Illustration: Shoshana Gordon/Axios
America is inching toward its next debt ceiling fight, with House Speaker Kevin McCarthy (R-Calif.) yesterday laying out part of his strategy in a speech at the New York Stock Exchange.
The big picture: On the surface, this is nothing new. Republicans for over a decade have used the debt ceiling as leverage to cut future spending.
Why it matters: But monetary and political conditions in 2023 are much different than they have been during past debt ceiling battles, as could be the consequences of a 2011-style downgrade.
- In 2011 the Federal Reserve was in an era of quantitative easing, giving confidence to sovereign noteholders that there would be a buyer for their Treasuries, even if downgraded.
- In 2023 the Fed is in the midst of quantitative tightening. That means a downgrade could cause much more severe ripples through the capital markets and economy.
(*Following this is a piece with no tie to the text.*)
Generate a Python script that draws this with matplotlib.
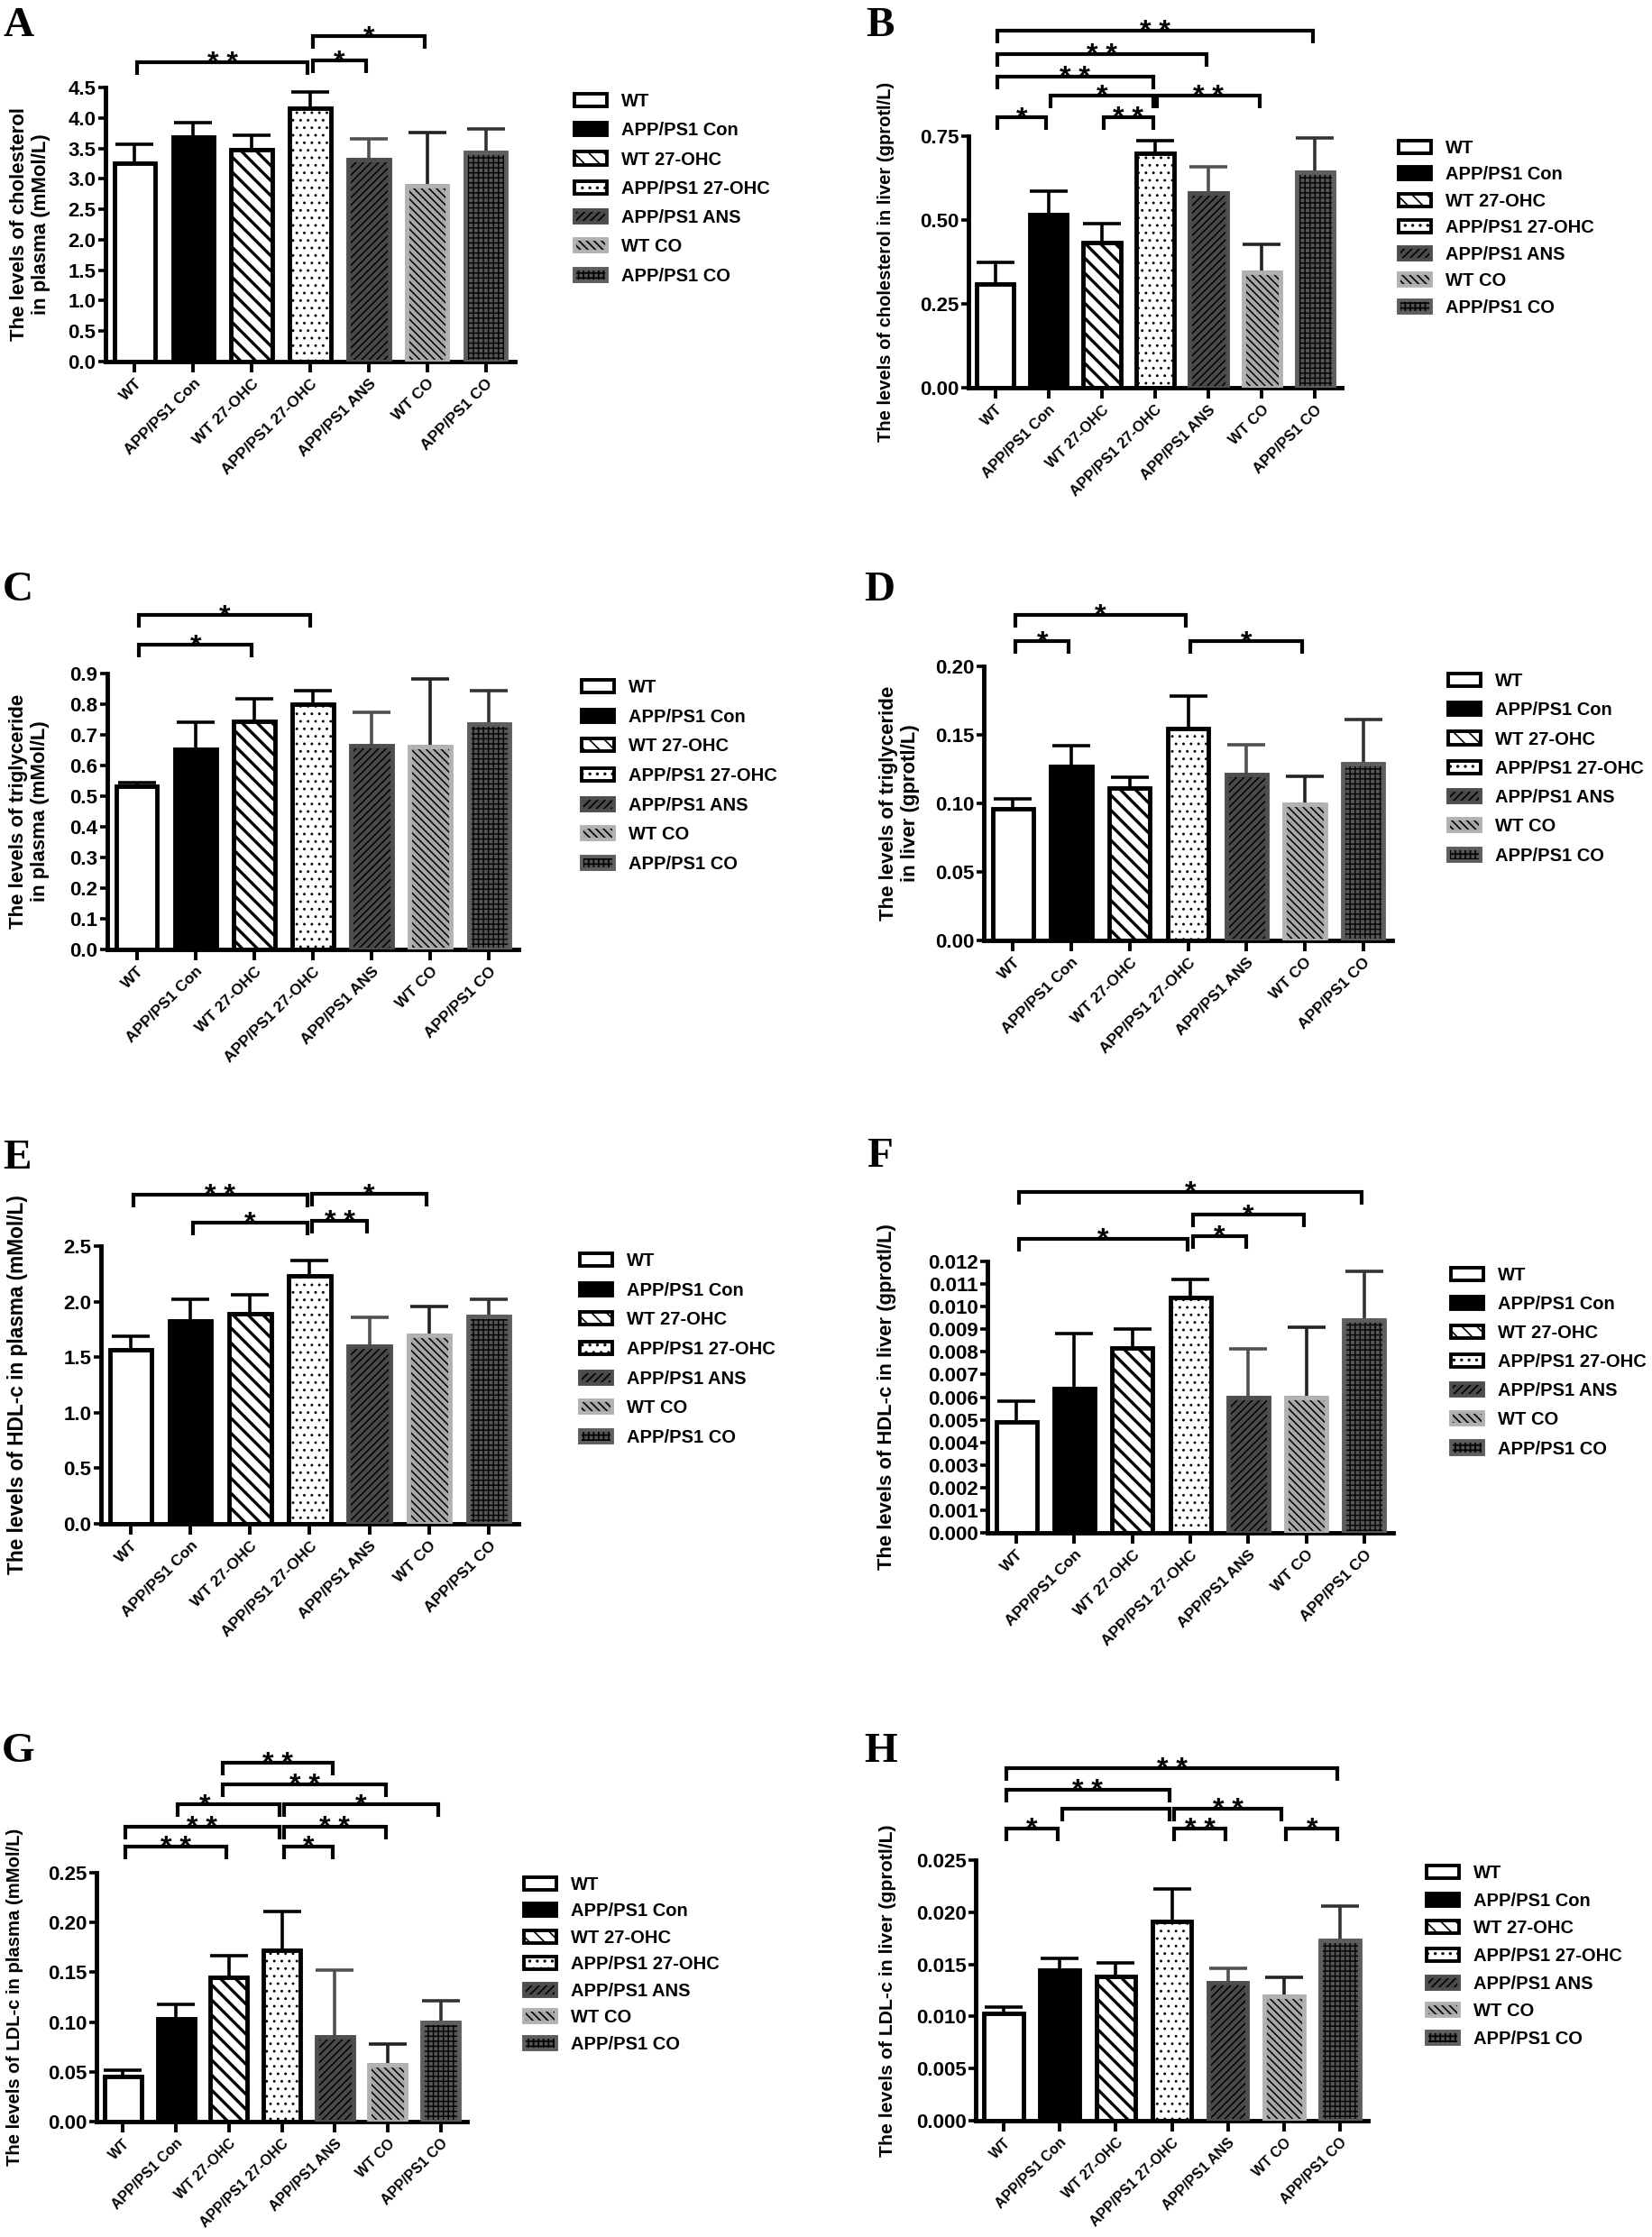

One private equity executive recently told me it's the thing that scares him much more than a second-half recession.
- Politically, McCarthy has a much narrower majority than did John Boehner in 2011. That is likely to limit his ability to negotiate with the White House (assuming, of course, that the WH moves off its current stance of "clean" debt ceiling increase or nothing).
- McCarthy is pledging a debt ceiling vote in the House within weeks, although we're still waiting on specifics. His conference is meeting to hammer that out as I type.
Reminder: Raising the debt ceiling, or not, is about servicing debts already incurred by past spending. In other words, America paying its bills.
- We also don't yet know exactly when the Treasury Department's "extraordinary measures" run their course.
Behind the scenes: Wall Street obviously wants a deal that avoids downgrades or default, but so far is sitting on the sidelines.
- McCarthy's appearance at the NYSE was part of a GOP effort to get financiers to put pressure on the White House. Likewise, there's been Democratic pressure in the other direction.
- "This is the stupidest debate in the world because obviously we need to raise the debt ceiling," says a private equity executive who mostly donates to Republicans. "But I don't think it's helpful yet for people like me to get involved."
The bottom line: Most economic calamities are unavoidable, or at least take us by surprise. The debt ceiling is an exception to that rule.